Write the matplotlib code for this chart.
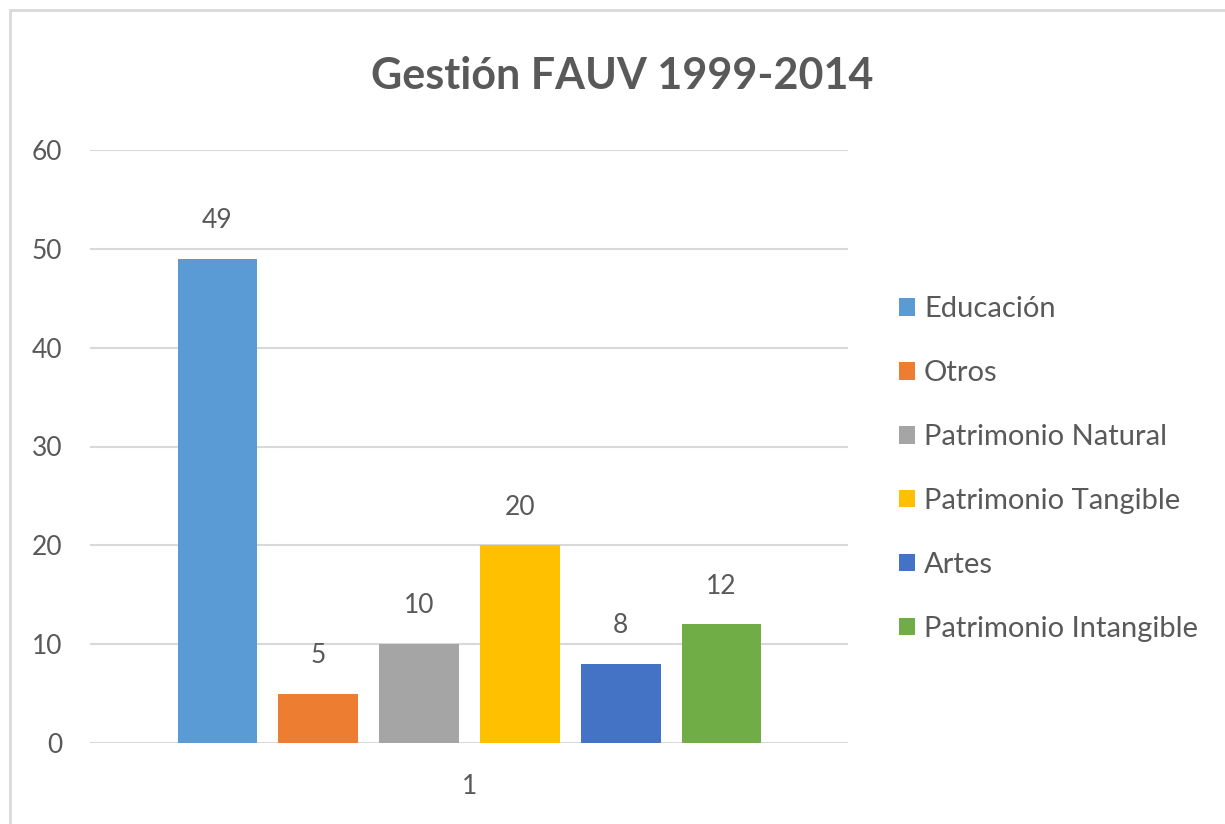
import matplotlib.pyplot as plt
from matplotlib.patches import Rectangle

plt.rcParams['font.family'] = ['Lato', 'DejaVu Sans']

# datos
categorias = ['Educación', 'Otros', 'Patrimonio Natural', 'Patrimonio Tangible',
              'Artes', 'Patrimonio Intangible']
valores = [49, 5, 10, 20, 8, 12]
colores = ['#5B9BD5', '#ED7D31', '#A5A5A5', '#FFC000', '#4472C4', '#70AD47']
grupo = 1

gris = '#595959'

fig = plt.figure(figsize=(12.25, 8.24), dpi=100)
# borde del área del gráfico
fig.patches.append(Rectangle((10 / 1225, -0.1), 1.2, 1 - 10 / 824 + 0.1,
                             transform=fig.transFigure, fill=False,
                             edgecolor='#D9D9D9', linewidth=2))

ax = fig.add_axes([90 / 1225, 1 - 743 / 824, (848 - 90) / 1225, (743 - 150) / 824])

paso = 0.1
ancho = 0.079
for i, (cat, v, c) in enumerate(zip(categorias, valores, colores)):
    x = grupo + (i - 2.5) * paso
    ax.bar(x, v, width=ancho, color=c, label=cat, zorder=3)
    ax.text(x, v + 2.6, str(v), ha='center', va='bottom', fontsize=19, color=gris)

# posiciones en px -> datos
centro_px = 469.5
px_por_paso = 100.8
ax.set_xlim(grupo + (90 - centro_px) / px_por_paso * paso,
            grupo + (848 - centro_px) / px_por_paso * paso)
ax.set_ylim(0, 60)
ax.set_yticks(range(0, 61, 10))
ax.set_xticks([grupo])
ax.set_xticklabels(['1'])
ax.tick_params(axis='both', length=0, labelsize=19, colors=gris)
ax.tick_params(axis='y', pad=20)
ax.tick_params(axis='x', pad=22)
ax.grid(axis='y', color='#D9D9D9', linewidth=1.5, zorder=0)
for s in ax.spines.values():
    s.set_visible(False)

fig.text(622 / 1225, 1 - 76 / 824, 'Gestión FAUV 1999-2014', ha='center', va='center',
         fontsize=31, fontweight='bold', color=gris)

leg = ax.legend(loc='upper left', bbox_to_anchor=(873 / 1225, 1 - 270 / 824),
                bbox_transform=fig.transFigure, frameon=False, fontsize=21,
                labelcolor=gris, handlelength=0.55, handleheight=0.55,
                handletextpad=0.3, labelspacing=1.3)

fig.savefig('out.png', dpi=100)
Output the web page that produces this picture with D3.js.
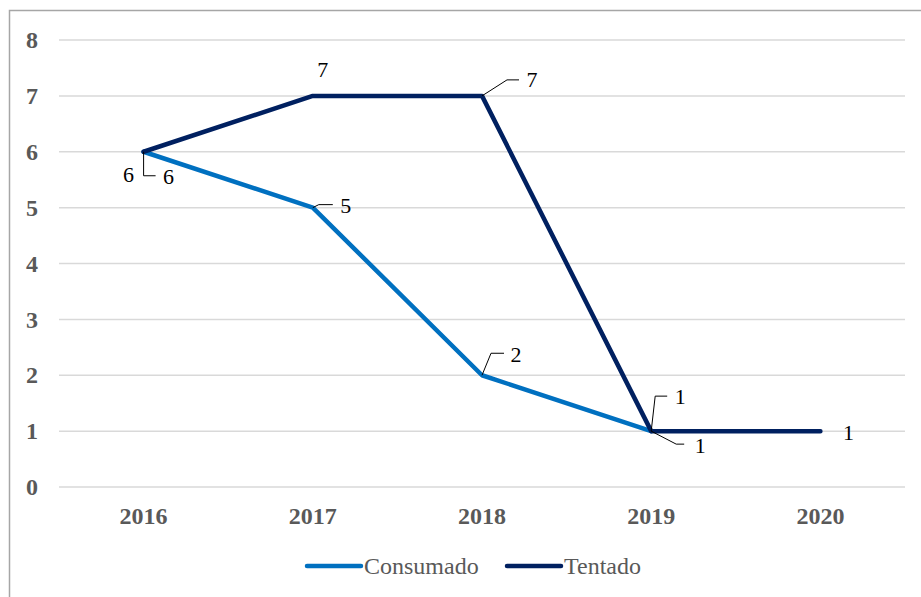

━━━━━━━━

**WORK TO DO**:
Restate the lines of the records exactly, starting at the first and stopping after the line with "ax = fig.add_axes([90". Leave out any picture.

**ANSWER FOR THE TASK**:
Write the matplotlib code for this chart.
import matplotlib.pyplot as plt
from matplotlib.patches import Rectangle

plt.rcParams['font.family'] = ['Lato', 'DejaVu Sans']

# datos
categorias = ['Educación', 'Otros', 'Patrimonio Natural', 'Patrimonio Tangible',
              'Artes', 'Patrimonio Intangible']
valores = [49, 5, 10, 20, 8, 12]
colores = ['#5B9BD5', '#ED7D31', '#A5A5A5', '#FFC000', '#4472C4', '#70AD47']
grupo = 1

gris = '#595959'

fig = plt.figure(figsize=(12.25, 8.24), dpi=100)
# borde del área del gráfico
fig.patches.append(Rectangle((10 / 1225, -0.1), 1.2, 1 - 10 / 824 + 0.1,
                             transform=fig.transFigure, fill=False,
                             edgecolor='#D9D9D9', linewidth=2))

ax = fig.add_axes([90 / 1225, 1 - 743 / 824, (848 - 90) / 1225, (743 - 150) / 824])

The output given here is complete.